Game Case Study

AMAZE

A systems-focused puzzle prototype inspired by AMAZE, built to explore procedural level generation, solvability constraints, and rapid iteration through automation.

Role Game Designer / Programmer
Engine Unity
Platform PC (Prototype)
Overview
AMAZE gameplay

AMAZE is a procedural prototype where the core challenge comes from constrained movement and “paint/fill” style coverage. My focus wasn’t on reinventing the mechanic, but on building a generator that produces readable, solvable puzzles at different difficulty bands—so iteration becomes parameter tuning instead of hand-authoring levels.

Design goals

What I was trying to achieve.

  • Reliable solvability

    Ensure generated puzzles are playable by construction, avoiding dead layouts that waste player time.

  • Readable challenge

    Keep the path logic legible so difficulty feels “fair” and explainable, not random or messy.

  • Fast iteration through automation

    Generate and test batches of levels quickly to tune constraints and difficulty progression.

My contribution

What I personally owned.

  • Procedural generator logic

    Built and refined the generation approach, including constraints that shape layout structure and complexity.

  • Validation & tuning

    Added checks/filters to reduce unsatisfying outputs and tuned parameters to create consistent difficulty bands.

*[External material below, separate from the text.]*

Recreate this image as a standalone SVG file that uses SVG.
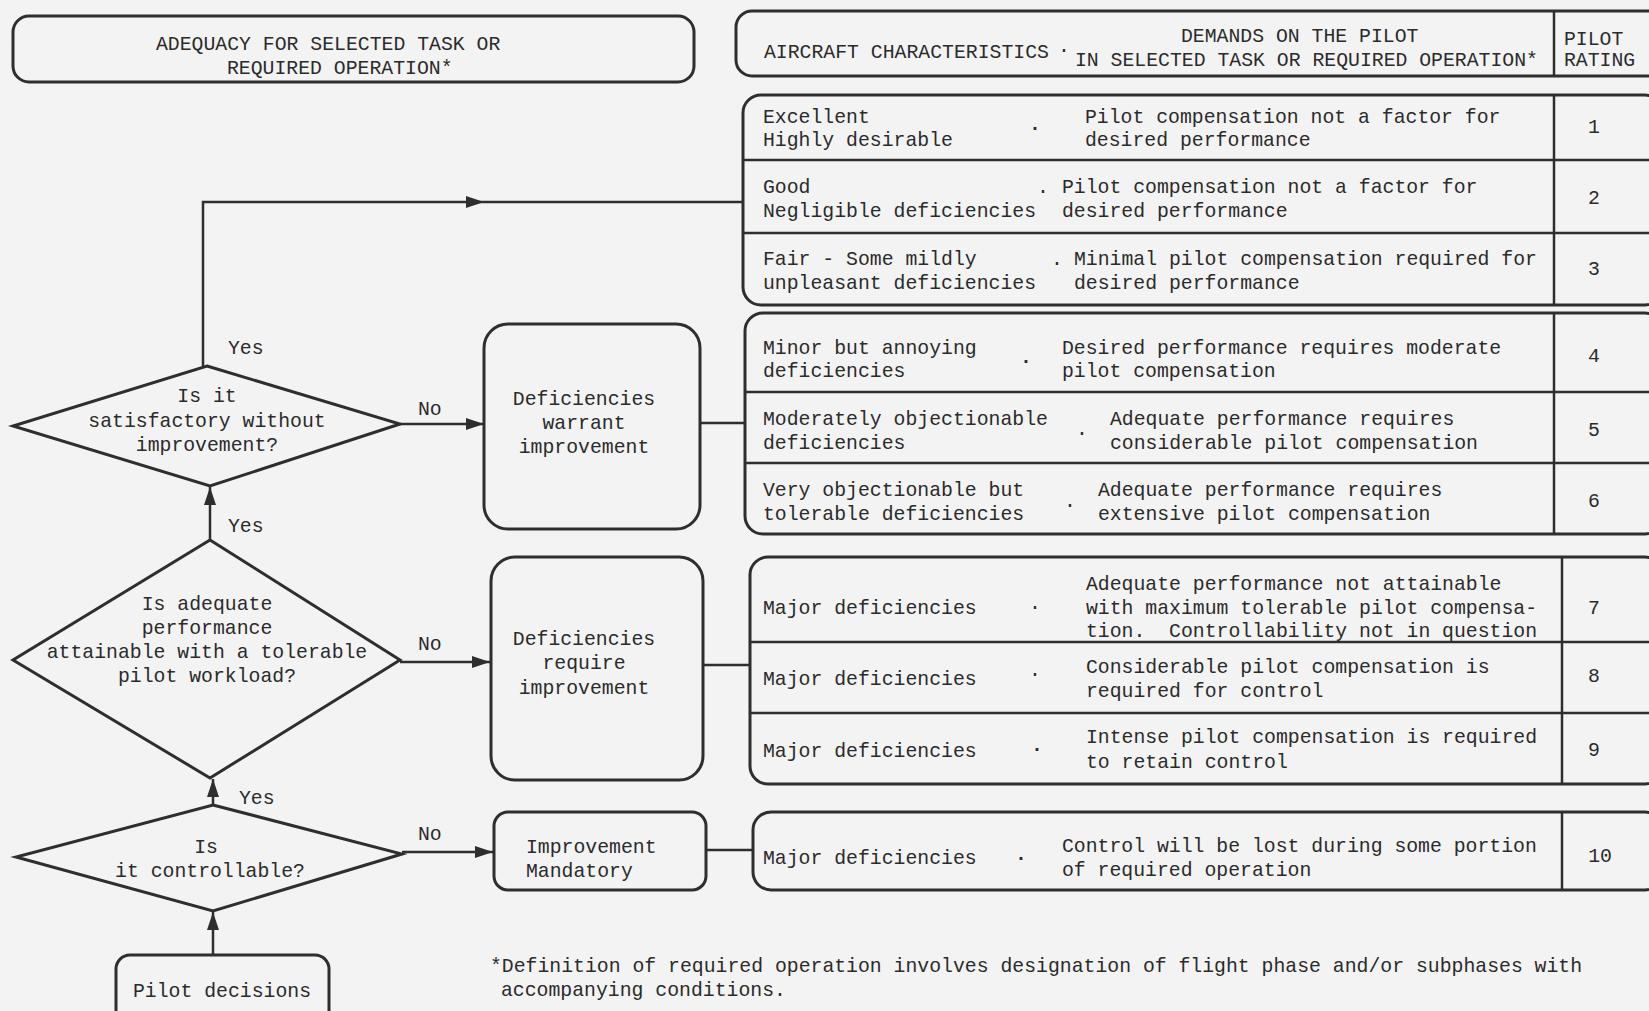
<svg xmlns="http://www.w3.org/2000/svg" width="1649" height="1011" viewBox="0 0 1649 1011">
<style>
text{font-family:"Liberation Mono","DejaVu Sans Mono",monospace;font-size:19.8px;fill:#2b2b2b;white-space:pre}
.c{text-anchor:middle}
.box{fill:none;stroke:#2e2e2e;stroke-width:3}
.ln{fill:none;stroke:#2e2e2e;stroke-width:2.5}
.dot{font-weight:bold}
</style>
<defs>
<marker id="ah" viewBox="0 0 18 12" refX="18" refY="6" markerWidth="18" markerHeight="12" markerUnits="userSpaceOnUse" orient="auto">
<path d="M0,0 L18,6 L0,12 Z" fill="#2e2e2e"/>
</marker>
</defs>
<rect width="1649" height="1011" fill="#f3f3f3"/>

<g id="header-left">
<rect class="box" x="13" y="16" width="681" height="66" rx="16"/>
<text x="156" y="50">ADEQUACY FOR SELECTED TASK OR</text>
<text x="227" y="74">REQUIRED OPERATION*</text>
</g>

<g id="header-right">
<rect class="box" x="736" y="11" width="930" height="65" rx="16"/>
<line class="ln" x1="1554" y1="11" x2="1554" y2="76"/>
<text x="764" y="58">AIRCRAFT CHARACTERISTICS</text>
<text x="1058" y="52">.</text>
<text x="1181" y="42">DEMANDS ON THE PILOT</text>
<text x="1075" y="66">IN SELECTED TASK OR REQUIRED OPERATION*</text>
<text x="1564" y="45">PILOT</text>
<text x="1564" y="66">RATING</text>
</g>

<g id="ratings-1-3">
<rect class="box" x="743" y="95" width="920" height="210" rx="18"/>
<line class="ln" x1="743" y1="160" x2="1649" y2="160"/>
<line class="ln" x1="743" y1="233" x2="1649" y2="233"/>
<line class="ln" x1="1554" y1="95" x2="1554" y2="305"/>
<text x="763" y="123">Excellent</text>
<text x="763" y="146">Highly desirable</text>
<text class="dot" x="1029" y="130">.</text>
<text x="1085" y="123">Pilot compensation not a factor for</text>
<text x="1085" y="146">desired performance</text>
<text class="c" x="1594" y="133">1</text>
<text x="763" y="193">Good</text>
<text x="763" y="217">Negligible deficiencies</text>
<text x="1037" y="193">.</text>
<text x="1062" y="193">Pilot compensation not a factor for</text>
<text x="1062" y="217">desired performance</text>
<text class="c" x="1594" y="204">2</text>
<text x="763" y="265">Fair - Some mildly</text>
<text x="763" y="289">unpleasant deficiencies</text>
<text x="1051" y="265">.</text>
<text x="1074" y="265">Minimal pilot compensation required for</text>
<text x="1074" y="289">desired performance</text>
<text class="c" x="1594" y="275">3</text>
</g>

<g id="ratings-4-6">
<rect class="box" x="745" y="313" width="918" height="221" rx="18"/>
<line class="ln" x1="745" y1="392" x2="1649" y2="392"/>
<line class="ln" x1="745" y1="463" x2="1649" y2="463"/>
<line class="ln" x1="1554" y1="313" x2="1554" y2="534"/>
<text x="763" y="354">Minor but annoying</text>
<text x="763" y="377">deficiencies</text>
<text class="dot" x="1020" y="363">.</text>
<text x="1062" y="354">Desired performance requires moderate</text>
<text x="1062" y="377">pilot compensation</text>
<text class="c" x="1594" y="362">4</text>
<text x="763" y="425">Moderately objectionable</text>
<text x="763" y="449">deficiencies</text>
<text x="1076" y="435">.</text>
<text x="1110" y="425">Adequate performance requires</text>
<text x="1110" y="449">considerable pilot compensation</text>
<text class="c" x="1594" y="436">5</text>
<text x="763" y="496">Very objectionable but</text>
<text x="763" y="520">tolerable deficiencies</text>
<text x="1064" y="507">.</text>
<text x="1098" y="496">Adequate performance requires</text>
<text x="1098" y="520">extensive pilot compensation</text>
<text class="c" x="1594" y="507">6</text>
</g>

<g id="ratings-7-9">
<rect class="box" x="750" y="557" width="913" height="227" rx="18"/>
<line class="ln" x1="750" y1="642" x2="1649" y2="642"/>
<line class="ln" x1="750" y1="713" x2="1649" y2="713"/>
<line class="ln" x1="1562" y1="557" x2="1562" y2="784"/>
<text x="763" y="614">Major deficiencies</text>
<text x="1029" y="609">.</text>
<text x="1086" y="590">Adequate performance not attainable</text>
<text x="1086" y="614">with maximum tolerable pilot compensa-</text>
<text x="1086" y="637" xml:space="preserve">tion.  Controllability not in question</text>
<text class="c" x="1594" y="614">7</text>
<text x="763" y="685">Major deficiencies</text>
<text x="1029" y="676">.</text>
<text x="1086" y="673">Considerable pilot compensation is</text>
<text x="1086" y="697">required for control</text>
<text class="c" x="1594" y="682">8</text>
<text x="763" y="757">Major deficiencies</text>
<text class="dot" x="1031" y="751">.</text>
<text x="1086" y="743">Intense pilot compensation is required</text>
<text x="1086" y="768">to retain control</text>
<text class="c" x="1594" y="756">9</text>
</g>

<g id="rating-10">
<rect class="box" x="753" y="812" width="910" height="78" rx="18"/>
<line class="ln" x1="1562" y1="812" x2="1562" y2="890"/>
<text x="763" y="864">Major deficiencies</text>
<text class="dot" x="1015" y="860">.</text>
<text x="1062" y="852">Control will be lost during some portion</text>
<text x="1062" y="876">of required operation</text>
<text class="c" x="1600" y="862">10</text>
</g>

<g id="q-satisfactory">
<polygon class="box" points="207,366 400,424 210,486 13,426"/>
<text class="c" x="207" y="402">Is it</text>
<text class="c" x="207" y="427">satisfactory without</text>
<text class="c" x="207" y="451">improvement?</text>
</g>

<g id="q-adequate">
<polygon class="box" points="210,540 400,660 210,778 13,660"/>
<text class="c" x="207" y="610">Is adequate</text>
<text class="c" x="207" y="634">performance</text>
<text class="c" x="207" y="658">attainable with a tolerable</text>
<text class="c" x="207" y="682">pilot workload?</text>
</g>

<g id="q-controllable">
<polygon class="box" points="213,805 402,854 213,911 16,857"/>
<text class="c" x="206" y="853">Is</text>
<text class="c" x="210" y="877">it controllable?</text>
</g>

<g id="warrant">
<rect class="box" x="484" y="324" width="216" height="205" rx="24"/>
<text class="c" x="584" y="405">Deficiencies</text>
<text class="c" x="584" y="429">warrant</text>
<text class="c" x="584" y="453">improvement</text>
</g>

<g id="require">
<rect class="box" x="491" y="557" width="212" height="223" rx="24"/>
<text class="c" x="584" y="645">Deficiencies</text>
<text class="c" x="584" y="669">require</text>
<text class="c" x="584" y="694">improvement</text>
</g>

<g id="mandatory">
<rect class="box" x="494" y="812" width="212" height="78" rx="14"/>
<text x="526" y="853">Improvement</text>
<text x="526" y="877">Mandatory</text>
</g>

<g id="pilot-decisions">
<rect class="box" x="116" y="955" width="213" height="70" rx="14"/>
<text class="c" x="222" y="997">Pilot decisions</text>
</g>

<g id="connectors">
<path class="ln" d="M203,366 V202 H484" marker-end="url(#ah)"/>
<line class="ln" x1="484" y1="202" x2="743" y2="202"/>
<path class="ln" d="M400,424 H484" marker-end="url(#ah)"/>
<line class="ln" x1="700" y1="423" x2="745" y2="423"/>
<path class="ln" d="M210,540 V487" marker-end="url(#ah)"/>
<path class="ln" d="M400,662 H490" marker-end="url(#ah)"/>
<line class="ln" x1="703" y1="665" x2="750" y2="665"/>
<path class="ln" d="M213,805 V779" marker-end="url(#ah)"/>
<path class="ln" d="M402,852 H493" marker-end="url(#ah)"/>
<line class="ln" x1="706" y1="850" x2="753" y2="850"/>
<path class="ln" d="M213,955 V912" marker-end="url(#ah)"/>
<text x="228" y="354">Yes</text>
<text x="418" y="415">No</text>
<text x="228" y="532">Yes</text>
<text x="418" y="650">No</text>
<text x="239" y="804">Yes</text>
<text x="418" y="840">No</text>
</g>

<g id="footnote">
<text x="490" y="972">*Definition of required operation involves designation of flight phase and/or subphases with</text>
<text x="501" y="996">accompanying conditions.</text>
</g>
</svg>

  • Documentation for assessment

    Framed the work clearly as a systems prototype, focusing on generation intent, iteration workflow, and learnings.

Process & learnings

How the project evolved and what I took away.

The biggest lesson was that “random” doesn’t automatically mean “varied in a good way.” Early versions produced plenty of levels, but many were either trivial or confusing. I improved results by treating generation as a design problem: constrain the search space, define what “readable” means, then iterate by adjusting a small set of parameters and testing output batches. That approach made progress predictable and made the prototype useful as a reusable pipeline rather than a one-off demo.

Core loop

The moment-to-moment flow I focused on.

Loop

Start a level → read the layout → plan a route → move to cover tiles efficiently → commit to decisions (limited reversals) → finish when the board is fully covered → next level.

Why it works

The loop rewards foresight: small mistakes compound, but solutions feel satisfying when the player “sees” the route and executes cleanly. Difficulty comes from constraints, not speed.

Key features

What’s implemented in the prototype right now.

Parameterized generation

Layout complexity is driven by a small set of knobs (size, turns, density), enabling controlled difficulty.

Solvability guardrails

Filtering/constraints reduce broken or unsatisfying levels so output quality stays consistent.

Batch iteration workflow

Quickly generate many candidates, test, and adjust parameters—turning content creation into tuning.